According to a spokesman for the Michigan Department of Treasury, more than 23,000 Michigan residents are known to have bought cigarettes online between February 2005 and August 2008. Their total tax liability to the state is computed at more than $36 million.[17] In a November 2010 e-mail, the Treasury spokesman claims that Michigan residents’ Internet purchases of cigarettes have dropped precipitously in recent years:
The contact and revenue data/information I had sent previously was accurate. As noted in a recent e-mail, … the department experienced a nearly 70% drop-off in sales data between 2007 and 2008. We have experienced another 25% drop-off in sales data since.
Treasury has sent out approximately 200 subpoenas (citing the Jenkins Act) over the last year or so, however there has been very little compliance. Vendors are often located out of state, in foreign countries, or on Native American lands, which makes enforcement difficult.

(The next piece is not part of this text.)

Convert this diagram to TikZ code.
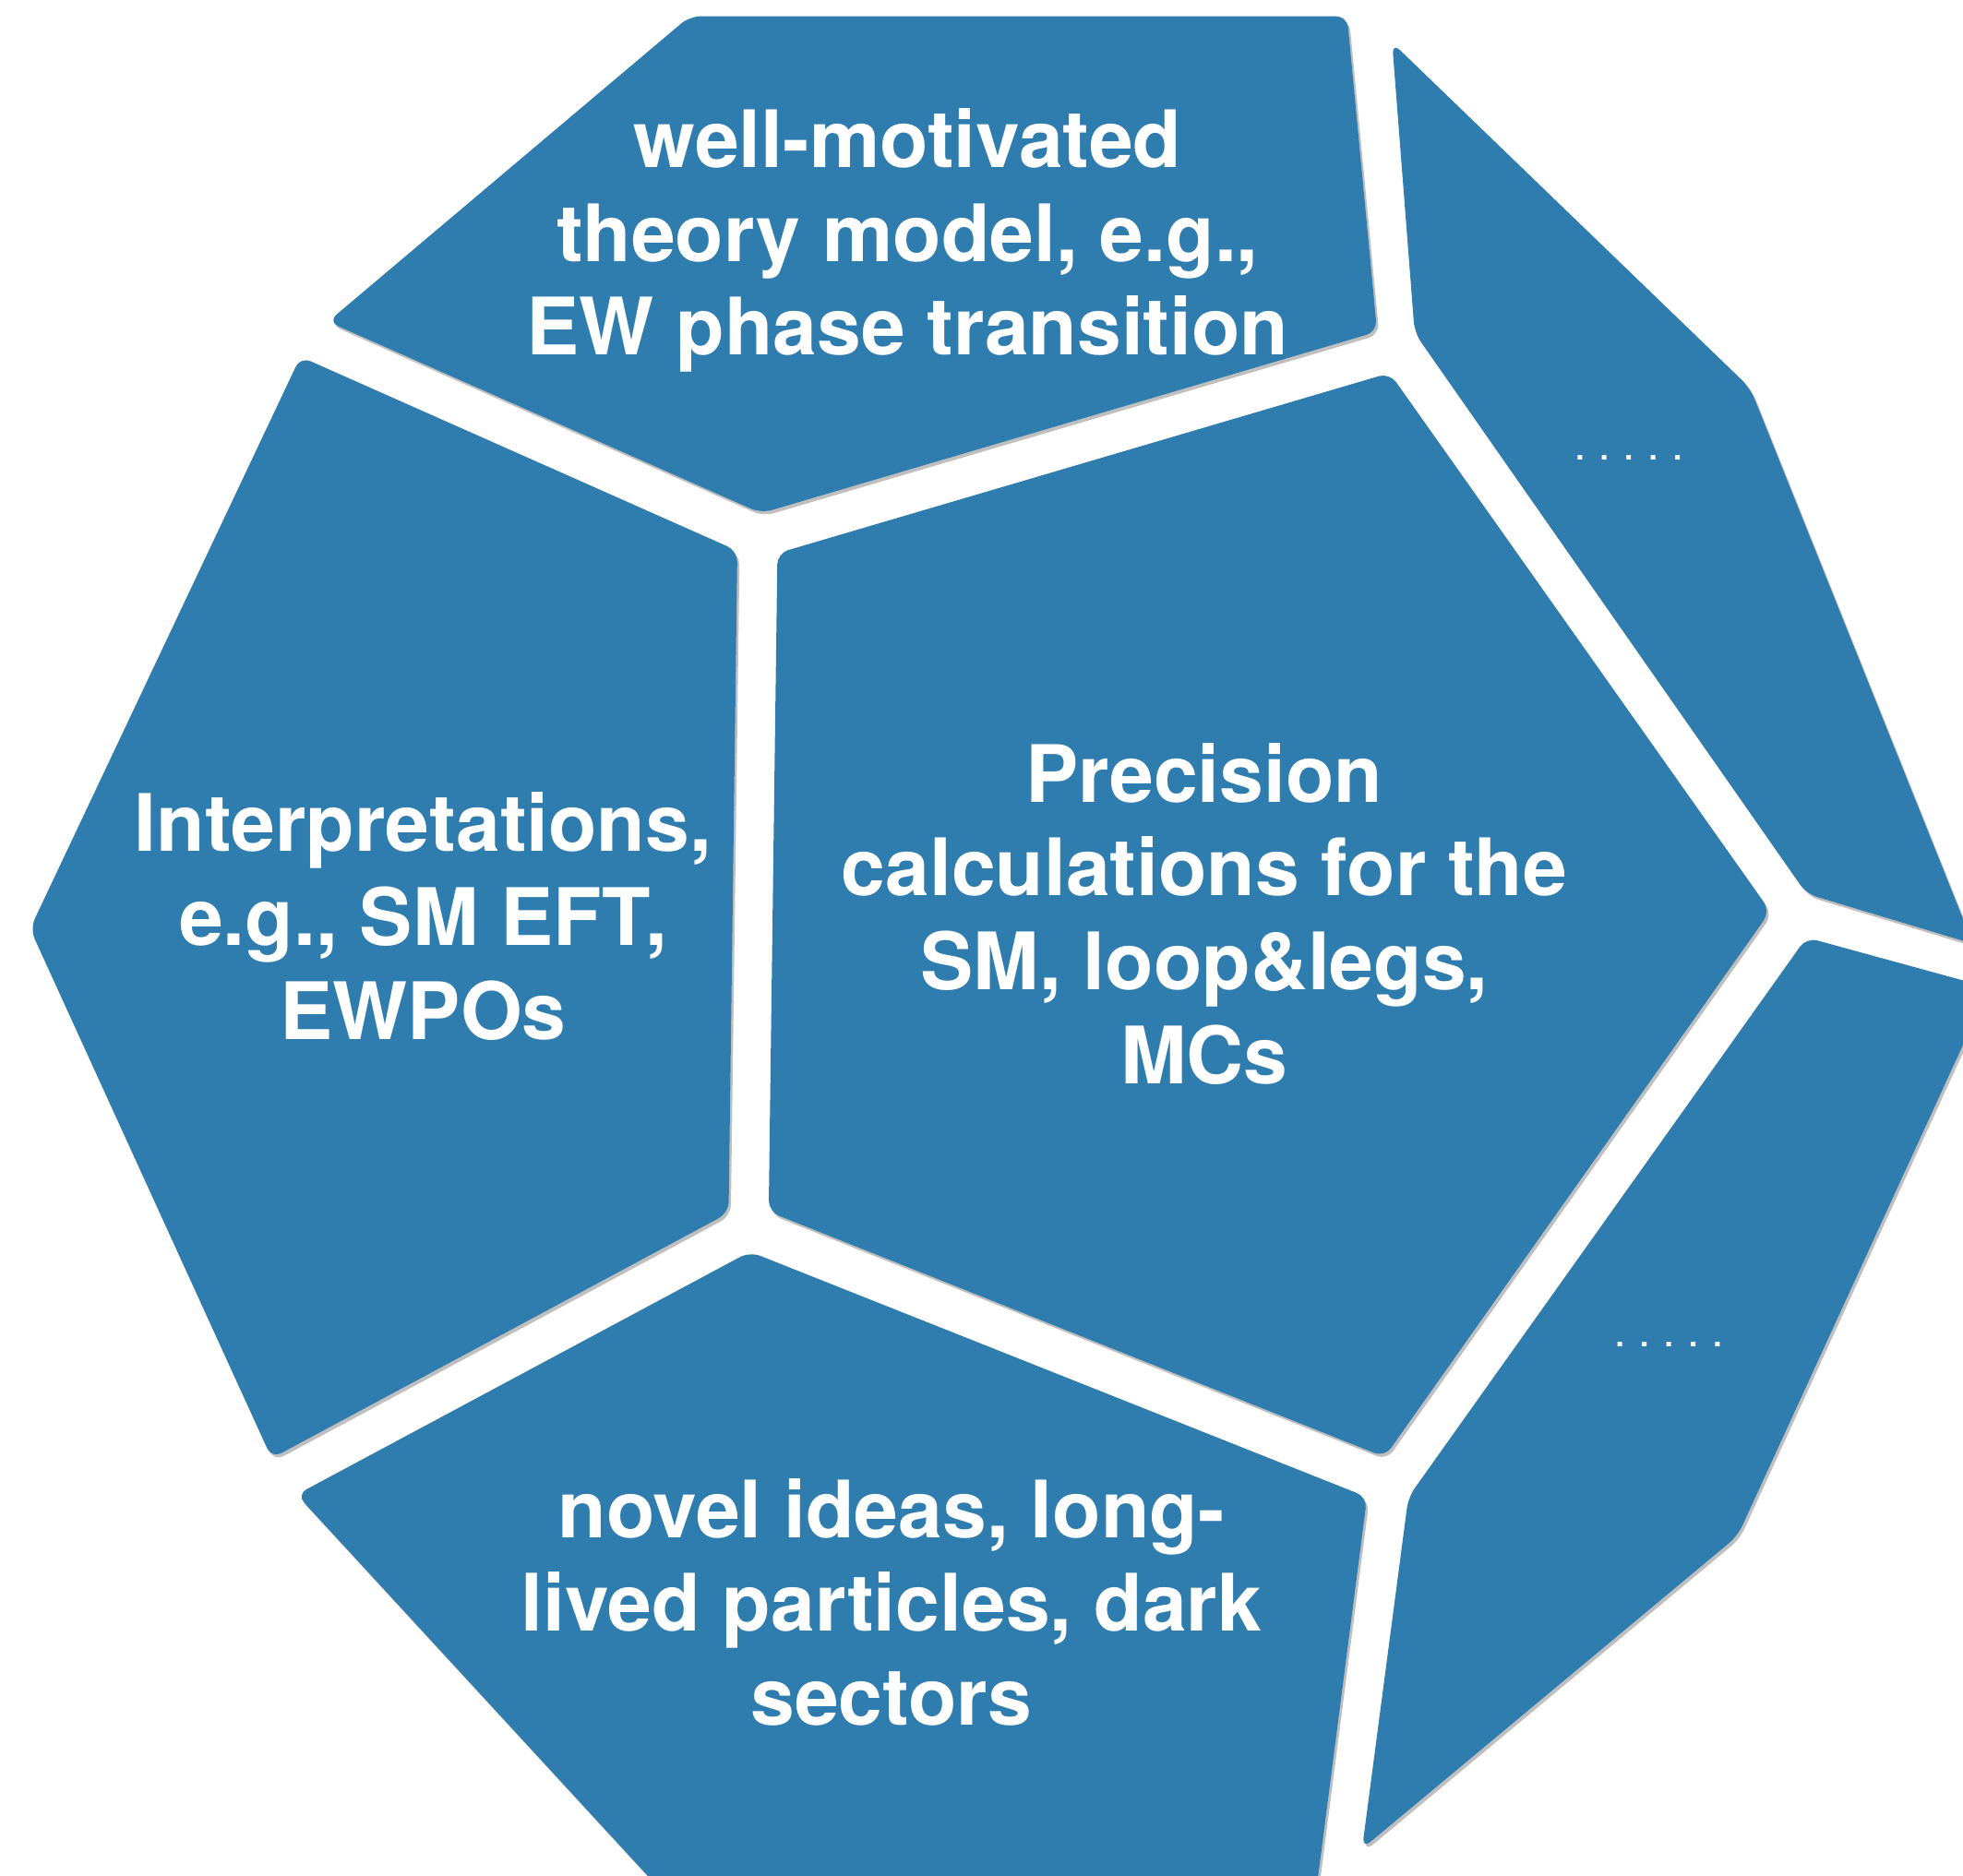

It appears that some of the sellers that had been cooperating (per the Jenkins Act) likely had customers turn elsewhere, as some sellers have advertised that they would not share customer lists with taxing authorities.[18]
[17] LaFaive, Fleenor and Nesbit, “Cigarette Taxes and Smuggling” (Mackinac Center for Public Policy, 2008), 49, http://www .mackinac.org/archives/2008/s2008-12.pdf (accessed Dec. 10, 2010).
[18] Terry Stanton, e-mail correspondence with Michael LaFaive, Nov. 3, 2010.